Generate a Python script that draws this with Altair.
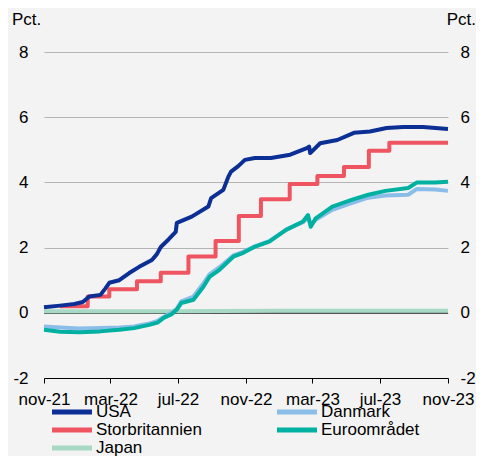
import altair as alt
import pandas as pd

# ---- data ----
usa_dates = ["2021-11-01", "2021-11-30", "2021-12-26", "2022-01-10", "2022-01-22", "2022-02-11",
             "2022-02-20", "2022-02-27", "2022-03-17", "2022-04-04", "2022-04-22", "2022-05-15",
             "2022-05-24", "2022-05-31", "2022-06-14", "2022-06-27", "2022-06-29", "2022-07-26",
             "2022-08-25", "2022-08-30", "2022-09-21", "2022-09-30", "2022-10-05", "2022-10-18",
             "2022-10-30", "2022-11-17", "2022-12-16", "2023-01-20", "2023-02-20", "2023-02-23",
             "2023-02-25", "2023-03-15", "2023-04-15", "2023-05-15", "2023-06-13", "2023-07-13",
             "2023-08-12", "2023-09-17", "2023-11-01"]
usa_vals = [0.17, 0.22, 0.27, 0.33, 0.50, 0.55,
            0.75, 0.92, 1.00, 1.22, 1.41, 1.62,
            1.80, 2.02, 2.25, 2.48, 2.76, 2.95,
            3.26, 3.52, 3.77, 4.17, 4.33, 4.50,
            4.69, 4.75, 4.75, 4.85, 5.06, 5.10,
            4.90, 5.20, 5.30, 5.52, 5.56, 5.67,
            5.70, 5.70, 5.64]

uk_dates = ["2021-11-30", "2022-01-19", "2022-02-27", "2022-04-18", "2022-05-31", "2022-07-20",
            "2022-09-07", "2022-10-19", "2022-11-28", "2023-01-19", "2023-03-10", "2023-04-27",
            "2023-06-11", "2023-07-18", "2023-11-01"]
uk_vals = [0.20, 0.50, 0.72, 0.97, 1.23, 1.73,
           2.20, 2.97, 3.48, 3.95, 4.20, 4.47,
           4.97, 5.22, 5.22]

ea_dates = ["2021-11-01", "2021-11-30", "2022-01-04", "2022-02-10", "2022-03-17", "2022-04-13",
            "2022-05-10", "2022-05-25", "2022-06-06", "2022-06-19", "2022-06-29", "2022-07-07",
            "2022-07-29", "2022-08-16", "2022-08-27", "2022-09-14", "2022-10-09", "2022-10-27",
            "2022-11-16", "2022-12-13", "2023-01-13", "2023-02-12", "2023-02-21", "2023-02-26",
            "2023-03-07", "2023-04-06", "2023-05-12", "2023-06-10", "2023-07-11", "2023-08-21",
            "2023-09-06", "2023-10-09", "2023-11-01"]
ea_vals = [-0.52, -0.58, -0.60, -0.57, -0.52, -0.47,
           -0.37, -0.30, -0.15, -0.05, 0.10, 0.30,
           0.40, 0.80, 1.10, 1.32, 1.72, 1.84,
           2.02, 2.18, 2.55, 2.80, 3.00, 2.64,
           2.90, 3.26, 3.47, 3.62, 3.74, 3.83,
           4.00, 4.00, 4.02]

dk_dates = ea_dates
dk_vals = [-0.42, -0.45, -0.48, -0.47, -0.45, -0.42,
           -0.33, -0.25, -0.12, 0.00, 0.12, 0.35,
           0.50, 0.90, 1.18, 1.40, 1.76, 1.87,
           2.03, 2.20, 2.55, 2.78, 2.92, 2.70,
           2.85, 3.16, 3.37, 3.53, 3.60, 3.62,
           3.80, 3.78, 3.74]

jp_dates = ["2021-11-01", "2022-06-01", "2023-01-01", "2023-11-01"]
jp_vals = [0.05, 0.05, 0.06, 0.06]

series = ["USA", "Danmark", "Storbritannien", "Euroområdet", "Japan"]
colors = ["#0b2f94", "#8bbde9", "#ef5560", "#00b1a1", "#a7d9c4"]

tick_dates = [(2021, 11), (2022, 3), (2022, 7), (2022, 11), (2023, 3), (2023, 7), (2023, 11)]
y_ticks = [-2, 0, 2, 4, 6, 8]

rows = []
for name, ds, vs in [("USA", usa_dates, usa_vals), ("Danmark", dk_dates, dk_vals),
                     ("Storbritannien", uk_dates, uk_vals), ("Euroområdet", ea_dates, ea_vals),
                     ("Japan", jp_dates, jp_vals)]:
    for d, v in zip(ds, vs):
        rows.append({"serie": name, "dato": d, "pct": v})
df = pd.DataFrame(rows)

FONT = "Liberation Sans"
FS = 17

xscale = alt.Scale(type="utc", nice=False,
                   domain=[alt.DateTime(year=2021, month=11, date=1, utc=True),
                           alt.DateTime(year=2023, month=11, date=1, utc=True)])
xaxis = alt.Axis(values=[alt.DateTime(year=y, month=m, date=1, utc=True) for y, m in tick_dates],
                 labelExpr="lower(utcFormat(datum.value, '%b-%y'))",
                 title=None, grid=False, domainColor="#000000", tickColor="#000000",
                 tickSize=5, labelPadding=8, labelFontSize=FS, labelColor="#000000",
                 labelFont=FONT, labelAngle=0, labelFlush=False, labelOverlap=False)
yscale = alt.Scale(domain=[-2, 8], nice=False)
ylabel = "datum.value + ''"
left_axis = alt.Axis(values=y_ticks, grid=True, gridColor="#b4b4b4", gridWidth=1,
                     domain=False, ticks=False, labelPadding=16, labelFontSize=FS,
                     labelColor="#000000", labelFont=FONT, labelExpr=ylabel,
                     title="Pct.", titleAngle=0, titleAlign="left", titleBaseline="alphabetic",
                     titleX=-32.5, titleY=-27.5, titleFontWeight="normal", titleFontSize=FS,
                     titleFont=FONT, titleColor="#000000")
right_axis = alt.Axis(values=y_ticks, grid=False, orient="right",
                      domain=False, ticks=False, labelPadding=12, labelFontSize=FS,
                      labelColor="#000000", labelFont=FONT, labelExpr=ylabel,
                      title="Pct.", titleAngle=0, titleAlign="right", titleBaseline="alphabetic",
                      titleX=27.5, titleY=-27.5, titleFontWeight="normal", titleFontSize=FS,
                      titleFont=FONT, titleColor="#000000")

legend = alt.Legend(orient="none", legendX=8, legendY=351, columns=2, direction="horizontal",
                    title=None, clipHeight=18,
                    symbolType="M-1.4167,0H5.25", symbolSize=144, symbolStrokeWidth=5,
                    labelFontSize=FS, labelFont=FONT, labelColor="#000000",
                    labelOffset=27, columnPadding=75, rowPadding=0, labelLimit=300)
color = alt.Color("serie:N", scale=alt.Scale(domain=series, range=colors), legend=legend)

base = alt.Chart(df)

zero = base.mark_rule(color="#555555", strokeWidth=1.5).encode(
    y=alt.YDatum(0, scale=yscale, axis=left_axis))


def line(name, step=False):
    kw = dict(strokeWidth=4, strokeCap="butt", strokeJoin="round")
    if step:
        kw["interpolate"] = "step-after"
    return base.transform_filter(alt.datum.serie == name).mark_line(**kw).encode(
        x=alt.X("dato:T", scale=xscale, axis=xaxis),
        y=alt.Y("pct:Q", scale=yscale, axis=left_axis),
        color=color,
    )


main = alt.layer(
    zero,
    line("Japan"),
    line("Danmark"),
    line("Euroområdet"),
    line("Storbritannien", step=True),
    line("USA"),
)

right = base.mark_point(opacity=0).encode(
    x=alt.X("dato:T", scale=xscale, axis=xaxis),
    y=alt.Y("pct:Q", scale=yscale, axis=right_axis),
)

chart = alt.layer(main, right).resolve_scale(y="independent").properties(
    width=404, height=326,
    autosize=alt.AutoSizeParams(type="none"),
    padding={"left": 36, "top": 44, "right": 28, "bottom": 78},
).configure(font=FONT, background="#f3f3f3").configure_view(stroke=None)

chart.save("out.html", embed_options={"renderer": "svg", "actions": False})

• Problem statement
With all pictures left out, please transcribe exactly the lines from the start of the material through the line with "4.97, 5.22, 5.22]".

• Expected output
Generate a Python script that draws this with Altair.
import altair as alt
import pandas as pd

# ---- data ----
usa_dates = ["2021-11-01", "2021-11-30", "2021-12-26", "2022-01-10", "2022-01-22", "2022-02-11",
             "2022-02-20", "2022-02-27", "2022-03-17", "2022-04-04", "2022-04-22", "2022-05-15",
             "2022-05-24", "2022-05-31", "2022-06-14", "2022-06-27", "2022-06-29", "2022-07-26",
             "2022-08-25", "2022-08-30", "2022-09-21", "2022-09-30", "2022-10-05", "2022-10-18",
             "2022-10-30", "2022-11-17", "2022-12-16", "2023-01-20", "2023-02-20", "2023-02-23",
             "2023-02-25", "2023-03-15", "2023-04-15", "2023-05-15", "2023-06-13", "2023-07-13",
             "2023-08-12", "2023-09-17", "2023-11-01"]
usa_vals = [0.17, 0.22, 0.27, 0.33, 0.50, 0.55,
            0.75, 0.92, 1.00, 1.22, 1.41, 1.62,
            1.80, 2.02, 2.25, 2.48, 2.76, 2.95,
            3.26, 3.52, 3.77, 4.17, 4.33, 4.50,
            4.69, 4.75, 4.75, 4.85, 5.06, 5.10,
            4.90, 5.20, 5.30, 5.52, 5.56, 5.67,
            5.70, 5.70, 5.64]

uk_dates = ["2021-11-30", "2022-01-19", "2022-02-27", "2022-04-18", "2022-05-31", "2022-07-20",
            "2022-09-07", "2022-10-19", "2022-11-28", "2023-01-19", "2023-03-10", "2023-04-27",
            "2023-06-11", "2023-07-18", "2023-11-01"]
uk_vals = [0.20, 0.50, 0.72, 0.97, 1.23, 1.73,
           2.20, 2.97, 3.48, 3.95, 4.20, 4.47,
           4.97, 5.22, 5.22]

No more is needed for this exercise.